One word is enough. Loved. Celebrated. Seen. Missed. Forgiven. Proud. The lyrics will pull the listener toward that feeling.

What to skip

  • Adjective stacks. "Beautiful, kind, smart, funny, generous" is the lyrical equivalent of beige. Pick one specific thing instead.
  • Their resume. Job titles and accomplishments rarely make good lyrics unless the song is specifically about their career.
  • The exact lyrics you want. If you have a phrase you want included, name it. But don't write the whole song. That defeats the point.
  • Comparisons to other songs. "Make it sound like Ed Sheeran" tends to produce knockoffs. Describe the feeling instead.

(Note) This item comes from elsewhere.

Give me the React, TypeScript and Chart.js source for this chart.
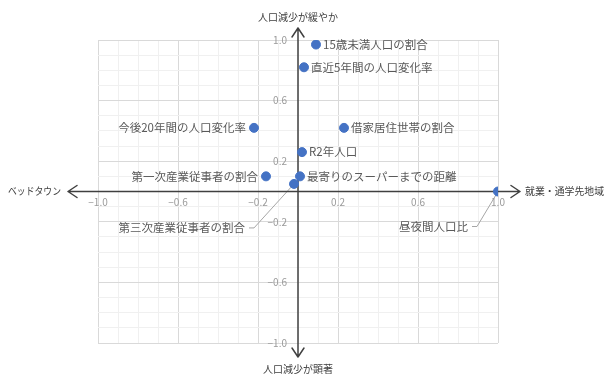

The five-minute brief template

If you want a simple structure, fill in this:

  • Who: [Name, your relationship, one sentence about who they are]
  • Why: [Occasion or reason for the song]
  • Memory 1: [One specific moment, with the year if you know it]
  • Memory 2: [A second moment that shows a different side of them]
  • Their phrase: [Something they actually say]
  • The weird detail: [Something only you would know]
  • The feeling: [One word]

An example brief that works

"For my dad, Tom, on his 65th. He worked nights at the post office for thirty years so we could afford college. The memory that always comes back is sitting in his pickup at five in the morning waiting for my school bus, the radio on the news station, him handing me a thermos of coffee even though I was nine. He says 'keep it moving' when anyone's upset. He bought a metal detector last year and uses it on his vacations. I want him to feel proud."

That brief took ninety seconds to write. It contains a name, a relationship, a setting, a specific moment, a phrase, a weird detail, and a feeling. It will produce a song that's unmistakably about Tom.